La seule politique responsable consiste en la réduction drastique de cet impact. Elle est seulement applicable dans le modèle d’économie que la plupart des auteurs de ce livre proposent, où les activités économiques sont menées à une échelle beaucoup plus petite et répondent à un marché largement local ou régional.
La grande dépossession ne peut manifestement pas se poursuivre éternellement. L’État et les organisations deviennent déjà rapidement incapables d’assurer les fonctions qu’ils ont enlevées à la famille, la communauté et l’écosystème, ou le font de manière de plus en plus insignifiante. Ceci s’applique aussi pour la captation des fonctions auparavant remplies par les écosystèmes de la Terre et la biosphère et dont les rôles sont de maintenir les conditions nécessaires à la vie sur la planète.
Par exemple, si le climat du monde doit être stabilisé, ce ne sera pas par les travaux absurdes de géo-ingénierie que certains scientifiques ont proposé mais en réduisant drastiquement les émissions de gaz à effet de serre et en augmentant également drastiquement la capacité de la biosphère à absorber le dioxyde de carbone. Cela signifie de permettre aux forêts mondiales salement dévastées, aux sols érodés et au phytoplancton marin asphyxié de se rétablir, ce qui n’est possible que si l’impact de nos activités sur notre environnement est suffisamment réduit. Autrement dit, l’économie globale doit être remplacée par une économie locale avec des besoins énormément réduits en énergie et ressources.
Une autre fonction essentielle que l’Etat n’est particulièrement plus en mesure d’assumer est la prestation d’aide sociale à ceux qui sont dans le besoin. Même avant que l’économie mondiale soit formellement institutionnalisée, le coût financier de l’aide sociale croissait plus rapidement que le PNB dans beaucoup de pays industriels et ne pouvait très clairement pas être soutenu longtemps. Aujourd’hui cependant, pour maximiser la compétitivité, l’Etat-providence est systématiquement marchandisé, monétisé et fourni à l’attention de la minorité qui peut se l’offrir par le biais du système de marché, même si le besoin augmente considérablement au fur et à mesure que la mondialisation économique accroît le nombre des nécessiteux.
Une autre fonction clé que l’Etat et les entreprises sont encore de moins en moins capables d’assumer est la fourniture de moyens permettant de satisfaire la demande de nourriture et de biens matériels des individus, ce qui dans le monde moderne correspond à des emplois. Le fait que l’économie globale soit capable de fonctionner avec seulement une petite fraction de la main-d’œuvre disponible, de plus en plus réduite, et que la masse incomparablement plus grande des gens marginalisés cherchera des emplois d’ici quelques années a été souligné tout au long de ce livre. Selon un article du Monde Diplomatique, l’économie formelle de la Côte d’Ivoire fournira, dans quelques années, moins de 6 pour cent des emplois nécessaires, et le cas de ce pays n’est probablement pas isolé.

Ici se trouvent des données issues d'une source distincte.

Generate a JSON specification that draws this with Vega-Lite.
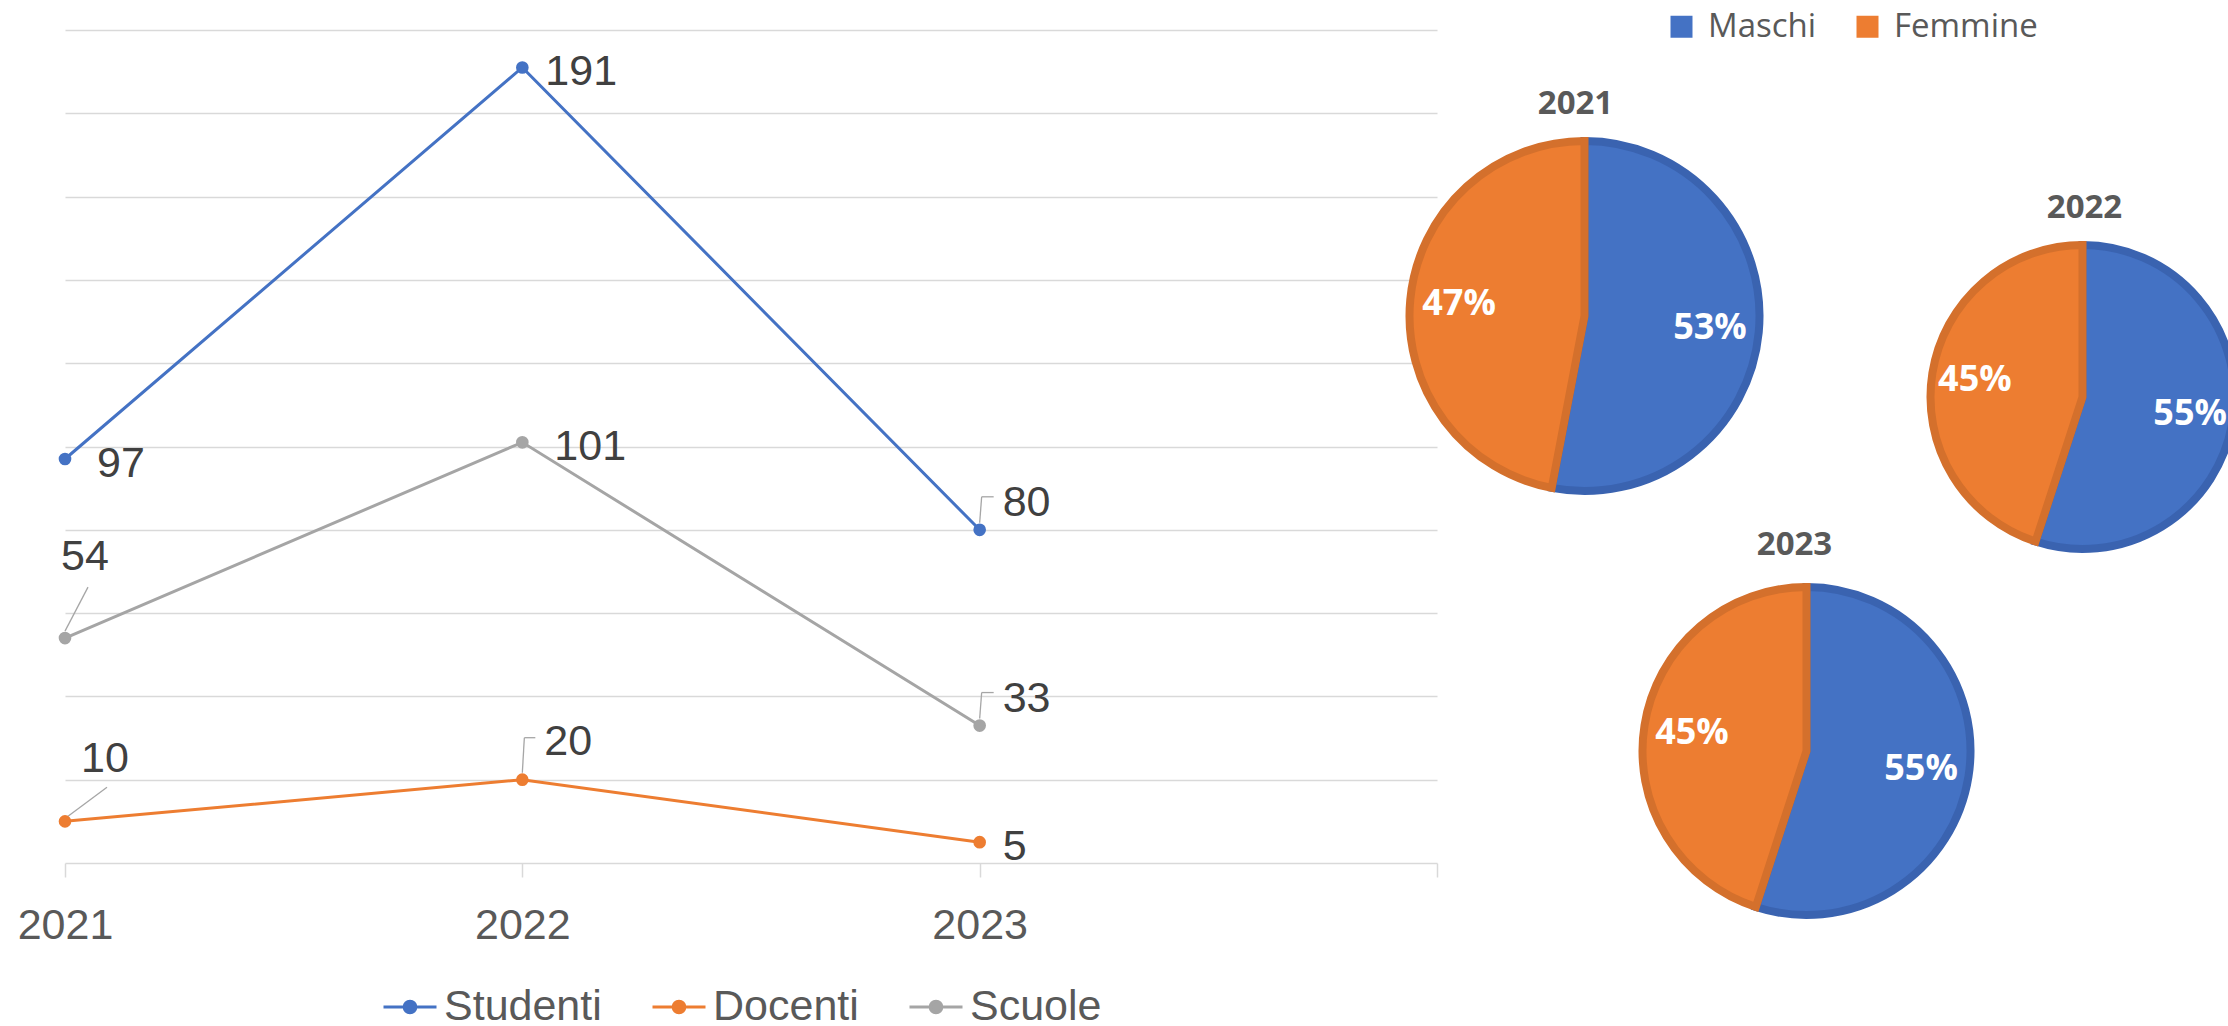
{
  "$schema": "https://vega.github.io/schema/vega-lite/v6.json",
  "background": "white",
  "padding": {"left": 17, "top": 10, "right": 0, "bottom": 0},
  "spacing": 0,
  "bounds": "flush",
  "config": {"view": {"stroke": null}, "font": "Liberation Sans"},
  "datasets": {
    "serie": [
      {"anno": 2021, "serie": "Studenti", "valore": 97},
      {"anno": 2022, "serie": "Studenti", "valore": 191},
      {"anno": 2023, "serie": "Studenti", "valore": 80},
      {"anno": 2021, "serie": "Docenti", "valore": 10},
      {"anno": 2022, "serie": "Docenti", "valore": 20},
      {"anno": 2023, "serie": "Docenti", "valore": 5},
      {"anno": 2021, "serie": "Scuole", "valore": 54},
      {"anno": 2022, "serie": "Scuole", "valore": 101},
      {"anno": 2023, "serie": "Scuole", "valore": 33}
    ],
    "torte": [
      {"anno": "2021", "genere": "Maschi", "quota": 0.53},
      {"anno": "2021", "genere": "Femmine", "quota": 0.47},
      {"anno": "2022", "genere": "Maschi", "quota": 0.55},
      {"anno": "2022", "genere": "Femmine", "quota": 0.45},
      {"anno": "2023", "genere": "Maschi", "quota": 0.55},
      {"anno": "2023", "genere": "Femmine", "quota": 0.45}
    ]
  },
  "hconcat": [
    {
      "width": 1372,
      "height": 833,
      "data": {"name": "serie"},
      "encoding": {
        "x": {
          "field": "anno", "type": "quantitative",
          "scale": {"domain": [2021, 2024], "nice": false, "zero": false},
          "axis": {
            "title": null, "values": [2021, 2022, 2023, 2024], "format": "d",
            "labelExpr": "datum.value == 2024 ? '' : datum.label",
            "labelFlush": false, "labelOverlap": false, "labelBound": false, "grid": false,
            "domainColor": "#D9D9D9", "domainWidth": 1.5,
            "tickColor": "#D9D9D9", "tickWidth": 1.5, "tickSize": 14,
            "labelFontSize": 43, "labelFont": "Liberation Sans", "labelColor": "#595959", "labelPadding": 27
          }
        },
        "y": {
          "field": "valore", "type": "quantitative",
          "scale": {"domain": [0, 200], "nice": false},
          "axis": {
            "title": null, "values": [20, 40, 60, 80, 100, 120, 140, 160, 180, 200],
            "labels": false, "ticks": false, "domain": false, "grid": true,
            "gridColor": "#D9D9D9", "gridWidth": 1.5
          }
        }
      },
      "layer": [
        {
          "transform": [{"filter": "datum.anno == 2023 && (datum.serie == 'Studenti' || datum.serie == 'Scuole')"}],
          "mark": {"type": "rule", "color": "#A6A6A6", "strokeWidth": 1.3, "yOffset": -7, "x2Offset": 2, "y2Offset": -33},
          "encoding": {"x2": {"field": "anno"}, "y2": {"field": "valore"}}
        },
        {
          "transform": [{"filter": "datum.anno == 2023 && (datum.serie == 'Studenti' || datum.serie == 'Scuole')"}],
          "mark": {"type": "rule", "color": "#A6A6A6", "strokeWidth": 1.3, "xOffset": 2, "yOffset": -33, "x2Offset": 14, "y2Offset": -33},
          "encoding": {"x2": {"field": "anno"}, "y2": {"field": "valore"}}
        },
        {
          "transform": [{"filter": "datum.anno == 2022 && datum.serie == 'Docenti'"}],
          "mark": {"type": "rule", "color": "#A6A6A6", "strokeWidth": 1.3, "yOffset": -7, "x2Offset": 2, "y2Offset": -42},
          "encoding": {"x2": {"field": "anno"}, "y2": {"field": "valore"}}
        },
        {
          "transform": [{"filter": "datum.anno == 2022 && datum.serie == 'Docenti'"}],
          "mark": {"type": "rule", "color": "#A6A6A6", "strokeWidth": 1.3, "xOffset": 2, "yOffset": -42, "x2Offset": 13, "y2Offset": -42},
          "encoding": {"x2": {"field": "anno"}, "y2": {"field": "valore"}}
        },
        {
          "transform": [{"filter": "datum.anno == 2021 && datum.serie == 'Scuole'"}],
          "mark": {"type": "rule", "color": "#A6A6A6", "strokeWidth": 1.3, "yOffset": -7, "x2Offset": 23, "y2Offset": -51},
          "encoding": {"x2": {"field": "anno"}, "y2": {"field": "valore"}}
        },
        {
          "transform": [{"filter": "datum.anno == 2021 && datum.serie == 'Docenti'"}],
          "mark": {"type": "rule", "color": "#A6A6A6", "strokeWidth": 1.3, "xOffset": 3, "yOffset": -5, "x2Offset": 42, "y2Offset": -34},
          "encoding": {"x2": {"field": "anno"}, "y2": {"field": "valore"}}
        },
        {
          "mark": {"type": "line", "strokeWidth": 3},
          "encoding": {
            "color": {
              "field": "serie", "type": "nominal",
              "scale": {"domain": ["Studenti", "Docenti", "Scuole"], "range": ["#4472C4", "#ED7D31", "#A5A5A5"]},
              "legend": {
                "orient": "none", "legendX": 317, "legendY": 949, "direction": "horizontal", "title": null,
                "symbolType": "M-1,0H1M0.22,0A0.22,0.22,0,1,1,-0.22,0A0.22,0.22,0,1,1,0.22,0Z",
                "symbolSize": 2809, "symbolStrokeWidth": 3,
                "labelFontSize": 43, "labelFont": "Liberation Sans", "labelColor": "#595959",
                "labelOffset": 6, "columnPadding": 44
              }
            }
          }
        },
        {
          "mark": {"type": "point", "filled": true, "size": 160, "opacity": 1},
          "encoding": {
            "color": {
              "field": "serie", "type": "nominal",
              "scale": {"domain": ["Studenti", "Docenti", "Scuole"], "range": ["#4472C4", "#ED7D31", "#A5A5A5"]}
            }
          }
        },
        {
          "transform": [{"filter": "(datum.anno == 2022 && datum.serie == 'Studenti') || (datum.anno == 2023 && datum.serie == 'Docenti')"}],
          "mark": {"type": "text", "align": "left", "baseline": "middle", "dx": 23, "dy": 5, "fontSize": 43, "font": "Liberation Sans", "fill": "#404040"},
          "encoding": {"text": {"field": "valore", "type": "quantitative"}}
        },
        {
          "transform": [{"filter": "(datum.anno == 2021 && datum.serie == 'Studenti') || (datum.anno == 2022 && datum.serie == 'Scuole')"}],
          "mark": {"type": "text", "align": "left", "baseline": "middle", "dx": 32, "dy": 5, "fontSize": 43, "font": "Liberation Sans", "fill": "#404040"},
          "encoding": {"text": {"field": "valore", "type": "quantitative"}}
        },
        {
          "transform": [{"filter": "datum.anno == 2023 && (datum.serie == 'Studenti' || datum.serie == 'Scuole')"}],
          "mark": {"type": "text", "align": "left", "baseline": "middle", "dx": 23, "dy": -27, "fontSize": 43, "font": "Liberation Sans", "fill": "#404040"},
          "encoding": {"text": {"field": "valore", "type": "quantitative"}}
        },
        {
          "transform": [{"filter": "datum.anno == 2022 && datum.serie == 'Docenti'"}],
          "mark": {"type": "text", "align": "left", "baseline": "middle", "dx": 22, "dy": -37.5, "fontSize": 43, "font": "Liberation Sans", "fill": "#404040"},
          "encoding": {"text": {"field": "valore", "type": "quantitative"}}
        },
        {
          "transform": [{"filter": "datum.anno == 2021 && datum.serie == 'Scuole'"}],
          "mark": {"type": "text", "align": "left", "baseline": "middle", "dx": -4, "dy": -81, "fontSize": 43, "font": "Liberation Sans", "fill": "#404040"},
          "encoding": {"text": {"field": "valore", "type": "quantitative"}}
        },
        {
          "transform": [{"filter": "datum.anno == 2021 && datum.serie == 'Docenti'"}],
          "mark": {"type": "text", "align": "left", "baseline": "middle", "dx": 16, "dy": -62.5, "fontSize": 43, "font": "Liberation Sans", "fill": "#404040"},
          "encoding": {"text": {"field": "valore", "type": "quantitative"}}
        }
      ]
    },
    {
      "width": 295,
      "height": 572,
      "data": {"name": "torte"},
      "transform": [{"filter": "datum.anno == '2021'"}],
      "layer": [
        {
          "mark": {"type": "arc", "outerRadius": 175, "strokeWidth": 8},
          "encoding": {
            "theta": {"field": "quota", "type": "quantitative", "stack": true},
            "order": {"field": "genere", "type": "ordinal", "sort": "descending"},
            "fill": {
              "field": "genere", "type": "nominal",
              "scale": {"domain": ["Maschi", "Femmine"], "range": ["#4472C4", "#ED7D31"]},
              "legend": {
                "orient": "none", "legendX": 1600, "legendY": -20, "direction": "horizontal", "title": null,
                "symbolType": "square", "symbolSize": 484, "symbolStrokeWidth": 0,
                "labelFontSize": 33, "labelFont": "Open Sans", "labelColor": "#595959",
                "labelOffset": 10, "columnPadding": 34
              }
            },
            "stroke": {
              "field": "genere", "type": "nominal",
              "scale": {"domain": ["Maschi", "Femmine"], "range": ["#3A63B0", "#D4702C"]},
              "legend": null
            }
          }
        },
        {
          "mark": {"type": "text", "radius": 126, "fill": "white", "font": "Open Sans", "fontWeight": "bold", "fontSize": 36, "baseline": "middle"},
          "encoding": {
            "theta": {"field": "quota", "type": "quantitative", "stack": true},
            "order": {"field": "genere", "type": "ordinal", "sort": "descending"},
            "detail": {"field": "genere", "type": "nominal"},
            "text": {"field": "quota", "type": "quantitative", "format": ".0%"}
          }
        },
        {
          "transform": [{"filter": "datum.genere == 'Maschi'"}],
          "mark": {"type": "text", "dx": -9, "dy": -212, "baseline": "middle", "font": "Open Sans", "fontWeight": "bold", "fontSize": 33, "fill": "#595959"},
          "encoding": {"text": {"field": "anno", "type": "nominal"}}
        }
      ]
    },
    {
      "width": 149,
      "height": 1442,
      "data": {"name": "torte"},
      "transform": [{"filter": "datum.anno == '2023'"}],
      "layer": [
        {
          "mark": {"type": "arc", "outerRadius": 164, "strokeWidth": 8},
          "encoding": {
            "theta": {"field": "quota", "type": "quantitative", "stack": true},
            "order": {"field": "genere", "type": "ordinal", "sort": "descending"},
            "fill": {
              "field": "genere", "type": "nominal",
              "scale": {"domain": ["Maschi", "Femmine"], "range": ["#4472C4", "#ED7D31"]},
              "legend": {
                "orient": "none", "legendX": 1600, "legendY": -20, "direction": "horizontal", "title": null,
                "symbolType": "square", "symbolSize": 484, "symbolStrokeWidth": 0,
                "labelFontSize": 33, "labelFont": "Open Sans", "labelColor": "#595959",
                "labelOffset": 10, "columnPadding": 34
              }
            },
            "stroke": {
              "field": "genere", "type": "nominal",
              "scale": {"domain": ["Maschi", "Femmine"], "range": ["#3A63B0", "#D4702C"]},
              "legend": null
            }
          }
        },
        {
          "mark": {"type": "text", "radius": 116, "fill": "white", "font": "Open Sans", "fontWeight": "bold", "fontSize": 36, "baseline": "middle"},
          "encoding": {
            "theta": {"field": "quota", "type": "quantitative", "stack": true},
            "order": {"field": "genere", "type": "ordinal", "sort": "descending"},
            "detail": {"field": "genere", "type": "nominal"},
            "text": {"field": "quota", "type": "quantitative", "format": ".0%"}
          }
        },
        {
          "transform": [{"filter": "datum.genere == 'Maschi'"}],
          "mark": {"type": "text", "dx": -12, "dy": -206, "baseline": "middle", "font": "Open Sans", "fontWeight": "bold", "fontSize": 33, "fill": "#595959"},
          "encoding": {"text": {"field": "anno", "type": "nominal"}}
        }
      ]
    },
    {
      "width": 403,
      "height": 734,
      "data": {"name": "torte"},
      "transform": [{"filter": "datum.anno == '2022'"}],
      "layer": [
        {
          "mark": {"type": "arc", "outerRadius": 152, "strokeWidth": 8},
          "encoding": {
            "theta": {"field": "quota", "type": "quantitative", "stack": true},
            "order": {"field": "genere", "type": "ordinal", "sort": "descending"},
            "fill": {
              "field": "genere", "type": "nominal",
              "scale": {"domain": ["Maschi", "Femmine"], "range": ["#4472C4", "#ED7D31"]},
              "legend": {
                "orient": "none", "legendX": 1600, "legendY": -20, "direction": "horizontal", "title": null,
                "symbolType": "square", "symbolSize": 484, "symbolStrokeWidth": 0,
                "labelFontSize": 33, "labelFont": "Open Sans", "labelColor": "#595959",
                "labelOffset": 10, "columnPadding": 34
              }
            },
            "stroke": {
              "field": "genere", "type": "nominal",
              "scale": {"domain": ["Maschi", "Femmine"], "range": ["#3A63B0", "#D4702C"]},
              "legend": null
            }
          }
        },
        {
          "mark": {"type": "text", "radius": 109, "fill": "white", "font": "Open Sans", "fontWeight": "bold", "fontSize": 36, "baseline": "middle"},
          "encoding": {
            "theta": {"field": "quota", "type": "quantitative", "stack": true},
            "order": {"field": "genere", "type": "ordinal", "sort": "descending"},
            "detail": {"field": "genere", "type": "nominal"},
            "text": {"field": "quota", "type": "quantitative", "format": ".0%"}
          }
        },
        {
          "transform": [{"filter": "datum.genere == 'Maschi'"}],
          "mark": {"type": "text", "dx": 2, "dy": -189, "baseline": "middle", "font": "Open Sans", "fontWeight": "bold", "fontSize": 33, "fill": "#595959"},
          "encoding": {"text": {"field": "anno", "type": "nominal"}}
        }
      ]
    }
  ]
}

De plus, et en grande partie en raison de programmes d’ajustement structurel successifs, le pouvoir d’achat des personnes qui ont encore un emploi est sévèrement réduit. C’est de plus en plus le cas dans le monde industriel où les salaires sont laminés, les contrats à durée indéterminée sont remplacés par des CDD, le travail à plein-temps remplacé par du temps partiel et les hommes sont remplacés par les femmes qui acceptent de travailler pour des salaires inférieurs. Rajoutons que les gens qui n’ont pas d’emploi, et qui n’ont plus accès aux prestations sociales, ou qui reçoivent des salaires de misère, ne peuvent pas acheter beaucoup de biens et de services, tandis que les ordinateurs – par lesquels beaucoup seront remplacés, n’en achètent pas du tout.
Alors, avec la chute de la consommation, l’économie formelle créera toujours moins d’emplois, ce qui contribuera à réduire la consommation et au final réduira encore le nombre de postes de travail disponibles. Nous allons donc être pris dans une véritable réaction en chaîne qui se poursuivra jusqu’à ce que l’économie formelle cesse d’être une source significative d’emploi, de nourriture et de services pour la majorité de l’humanité. En d’autres termes, en marginalisant autant de monde l’économie formelle se marginalisera elle-même.